● **Task instructions**:
Find and copy lines holding "page".

** start Given data **

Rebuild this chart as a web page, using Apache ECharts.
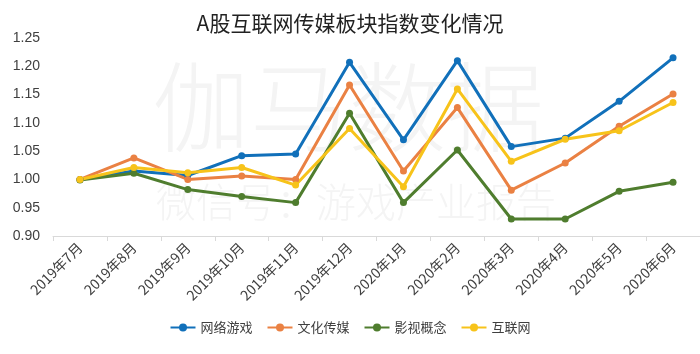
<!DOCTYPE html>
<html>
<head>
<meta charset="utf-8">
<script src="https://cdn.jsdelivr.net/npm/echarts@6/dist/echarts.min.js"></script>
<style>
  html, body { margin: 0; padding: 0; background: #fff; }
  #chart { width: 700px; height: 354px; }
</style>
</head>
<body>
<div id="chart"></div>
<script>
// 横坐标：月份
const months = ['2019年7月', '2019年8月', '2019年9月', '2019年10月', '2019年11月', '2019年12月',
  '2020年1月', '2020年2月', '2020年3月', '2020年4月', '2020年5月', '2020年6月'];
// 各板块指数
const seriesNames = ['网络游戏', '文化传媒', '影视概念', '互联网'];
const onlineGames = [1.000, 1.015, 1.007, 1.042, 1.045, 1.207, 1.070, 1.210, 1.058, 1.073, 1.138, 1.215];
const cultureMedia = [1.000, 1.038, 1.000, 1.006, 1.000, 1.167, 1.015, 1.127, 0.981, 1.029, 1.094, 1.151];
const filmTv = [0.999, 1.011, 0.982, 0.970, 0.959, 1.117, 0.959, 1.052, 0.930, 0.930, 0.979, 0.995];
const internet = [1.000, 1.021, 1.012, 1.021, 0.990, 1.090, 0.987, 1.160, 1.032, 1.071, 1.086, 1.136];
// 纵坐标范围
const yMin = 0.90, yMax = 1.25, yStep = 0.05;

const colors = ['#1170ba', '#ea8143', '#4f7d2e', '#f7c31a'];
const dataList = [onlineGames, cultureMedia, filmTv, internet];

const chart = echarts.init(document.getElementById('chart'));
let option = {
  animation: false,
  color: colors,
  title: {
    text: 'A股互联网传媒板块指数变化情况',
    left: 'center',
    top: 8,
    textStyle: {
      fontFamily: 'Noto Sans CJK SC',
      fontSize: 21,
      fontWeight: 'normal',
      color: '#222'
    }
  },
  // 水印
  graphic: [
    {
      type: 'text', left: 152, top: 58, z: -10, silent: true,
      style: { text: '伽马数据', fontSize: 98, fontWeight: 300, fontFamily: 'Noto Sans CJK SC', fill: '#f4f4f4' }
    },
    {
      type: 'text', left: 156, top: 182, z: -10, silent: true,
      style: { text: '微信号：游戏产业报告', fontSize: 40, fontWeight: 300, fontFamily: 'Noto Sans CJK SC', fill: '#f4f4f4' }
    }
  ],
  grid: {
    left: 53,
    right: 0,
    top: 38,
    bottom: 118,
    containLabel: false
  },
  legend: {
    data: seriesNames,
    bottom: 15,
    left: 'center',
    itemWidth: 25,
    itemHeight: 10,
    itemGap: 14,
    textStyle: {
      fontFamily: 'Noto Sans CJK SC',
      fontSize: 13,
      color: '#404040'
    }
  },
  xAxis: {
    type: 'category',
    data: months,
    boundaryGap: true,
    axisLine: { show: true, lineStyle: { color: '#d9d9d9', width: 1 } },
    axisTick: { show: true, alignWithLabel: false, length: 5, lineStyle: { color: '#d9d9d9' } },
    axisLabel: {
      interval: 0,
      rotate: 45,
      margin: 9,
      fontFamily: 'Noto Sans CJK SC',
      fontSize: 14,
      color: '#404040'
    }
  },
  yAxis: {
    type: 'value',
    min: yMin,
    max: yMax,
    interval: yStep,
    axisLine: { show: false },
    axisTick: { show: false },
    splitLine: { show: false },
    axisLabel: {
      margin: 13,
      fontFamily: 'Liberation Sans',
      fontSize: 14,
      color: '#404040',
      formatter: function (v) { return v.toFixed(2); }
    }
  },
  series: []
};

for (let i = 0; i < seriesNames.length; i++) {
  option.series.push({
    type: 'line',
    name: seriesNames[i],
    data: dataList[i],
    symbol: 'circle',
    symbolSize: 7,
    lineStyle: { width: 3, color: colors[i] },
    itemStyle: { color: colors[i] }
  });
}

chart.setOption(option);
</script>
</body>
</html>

** end Given data **
** start Given data **

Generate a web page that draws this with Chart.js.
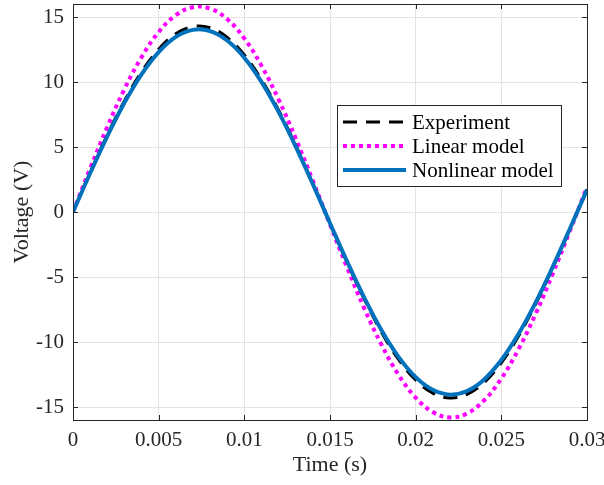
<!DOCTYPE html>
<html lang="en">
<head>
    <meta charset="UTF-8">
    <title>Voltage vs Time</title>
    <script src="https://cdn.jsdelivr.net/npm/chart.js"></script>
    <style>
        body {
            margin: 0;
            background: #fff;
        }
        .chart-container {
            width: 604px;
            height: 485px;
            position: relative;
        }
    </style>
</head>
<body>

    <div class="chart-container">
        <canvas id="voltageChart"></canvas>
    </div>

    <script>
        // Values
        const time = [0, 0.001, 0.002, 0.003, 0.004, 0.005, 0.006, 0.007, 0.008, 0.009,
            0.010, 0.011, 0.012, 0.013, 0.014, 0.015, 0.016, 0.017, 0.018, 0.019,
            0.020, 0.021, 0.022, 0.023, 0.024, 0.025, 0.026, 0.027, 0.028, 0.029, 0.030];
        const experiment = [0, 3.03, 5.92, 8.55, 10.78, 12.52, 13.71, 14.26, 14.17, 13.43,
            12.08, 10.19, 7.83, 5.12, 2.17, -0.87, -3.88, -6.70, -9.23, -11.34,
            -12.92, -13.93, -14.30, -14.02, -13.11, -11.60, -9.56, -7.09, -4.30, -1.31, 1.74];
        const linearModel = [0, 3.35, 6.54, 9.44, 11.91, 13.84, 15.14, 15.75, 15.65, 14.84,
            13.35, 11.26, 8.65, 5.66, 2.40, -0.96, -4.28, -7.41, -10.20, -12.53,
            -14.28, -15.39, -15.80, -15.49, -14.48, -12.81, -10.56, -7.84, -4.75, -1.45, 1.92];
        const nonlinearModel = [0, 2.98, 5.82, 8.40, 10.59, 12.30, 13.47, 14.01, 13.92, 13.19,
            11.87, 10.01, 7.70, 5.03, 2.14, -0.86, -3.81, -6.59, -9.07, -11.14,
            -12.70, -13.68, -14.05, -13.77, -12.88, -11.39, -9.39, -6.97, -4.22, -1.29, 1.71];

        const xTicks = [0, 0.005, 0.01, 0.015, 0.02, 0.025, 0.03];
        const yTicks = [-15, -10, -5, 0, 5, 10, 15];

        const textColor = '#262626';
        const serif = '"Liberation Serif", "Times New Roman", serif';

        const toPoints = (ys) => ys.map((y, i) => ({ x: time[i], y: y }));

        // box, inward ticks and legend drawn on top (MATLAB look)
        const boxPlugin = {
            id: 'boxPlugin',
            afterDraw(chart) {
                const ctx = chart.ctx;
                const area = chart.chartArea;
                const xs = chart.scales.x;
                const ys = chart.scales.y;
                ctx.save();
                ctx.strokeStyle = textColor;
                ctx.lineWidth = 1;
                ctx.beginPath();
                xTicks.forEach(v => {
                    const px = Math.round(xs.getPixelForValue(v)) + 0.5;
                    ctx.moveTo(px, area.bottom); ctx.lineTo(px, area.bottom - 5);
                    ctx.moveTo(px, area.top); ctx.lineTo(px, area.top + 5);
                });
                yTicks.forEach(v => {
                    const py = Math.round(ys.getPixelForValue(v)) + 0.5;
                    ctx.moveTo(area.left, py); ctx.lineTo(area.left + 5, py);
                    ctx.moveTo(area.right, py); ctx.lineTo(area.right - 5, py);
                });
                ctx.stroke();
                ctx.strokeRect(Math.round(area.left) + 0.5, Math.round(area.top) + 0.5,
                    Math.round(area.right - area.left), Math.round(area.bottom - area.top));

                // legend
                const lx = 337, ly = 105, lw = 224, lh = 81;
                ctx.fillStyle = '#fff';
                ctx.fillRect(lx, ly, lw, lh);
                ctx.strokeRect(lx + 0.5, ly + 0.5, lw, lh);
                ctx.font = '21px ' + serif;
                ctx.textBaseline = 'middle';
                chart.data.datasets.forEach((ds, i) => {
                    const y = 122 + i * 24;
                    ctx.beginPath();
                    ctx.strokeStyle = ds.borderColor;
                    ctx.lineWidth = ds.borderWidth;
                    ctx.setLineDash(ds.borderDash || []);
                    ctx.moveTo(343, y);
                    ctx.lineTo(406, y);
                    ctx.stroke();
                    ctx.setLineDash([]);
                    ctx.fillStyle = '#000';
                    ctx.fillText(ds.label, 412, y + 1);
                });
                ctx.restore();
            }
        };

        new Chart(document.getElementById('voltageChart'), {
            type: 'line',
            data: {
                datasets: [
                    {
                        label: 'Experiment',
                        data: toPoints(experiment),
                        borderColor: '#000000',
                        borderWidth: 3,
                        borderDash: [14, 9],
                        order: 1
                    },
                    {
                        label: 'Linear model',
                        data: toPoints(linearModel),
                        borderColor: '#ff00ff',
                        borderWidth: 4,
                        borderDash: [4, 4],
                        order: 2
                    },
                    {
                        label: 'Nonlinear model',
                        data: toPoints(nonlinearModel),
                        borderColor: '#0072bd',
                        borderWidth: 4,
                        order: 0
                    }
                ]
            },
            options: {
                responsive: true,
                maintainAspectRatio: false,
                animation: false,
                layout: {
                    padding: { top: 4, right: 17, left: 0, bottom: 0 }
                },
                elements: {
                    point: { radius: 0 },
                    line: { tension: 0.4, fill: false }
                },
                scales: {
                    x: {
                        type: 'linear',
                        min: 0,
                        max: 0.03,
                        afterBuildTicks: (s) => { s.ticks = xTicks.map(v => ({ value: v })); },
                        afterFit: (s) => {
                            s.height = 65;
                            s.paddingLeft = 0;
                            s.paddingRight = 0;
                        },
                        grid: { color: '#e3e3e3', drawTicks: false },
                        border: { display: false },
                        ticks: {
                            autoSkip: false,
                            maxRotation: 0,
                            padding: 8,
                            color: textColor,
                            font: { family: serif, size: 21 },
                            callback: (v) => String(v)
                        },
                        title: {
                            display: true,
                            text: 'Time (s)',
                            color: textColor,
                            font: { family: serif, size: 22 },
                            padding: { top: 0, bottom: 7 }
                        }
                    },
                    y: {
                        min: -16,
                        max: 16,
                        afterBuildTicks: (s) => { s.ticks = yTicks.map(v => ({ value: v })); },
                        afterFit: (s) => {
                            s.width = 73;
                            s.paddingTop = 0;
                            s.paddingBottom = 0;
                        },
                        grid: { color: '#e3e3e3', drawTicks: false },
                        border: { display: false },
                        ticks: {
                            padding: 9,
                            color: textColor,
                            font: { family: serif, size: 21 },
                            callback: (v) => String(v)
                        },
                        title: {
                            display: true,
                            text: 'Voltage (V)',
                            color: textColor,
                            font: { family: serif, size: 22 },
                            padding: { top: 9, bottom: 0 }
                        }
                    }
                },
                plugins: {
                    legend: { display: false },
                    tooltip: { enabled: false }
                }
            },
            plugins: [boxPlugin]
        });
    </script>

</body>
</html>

** end Given data **

● **Written solution**:
Rebuild this chart as a web page, using Apache ECharts.
Generate a web page that draws this with Chart.js.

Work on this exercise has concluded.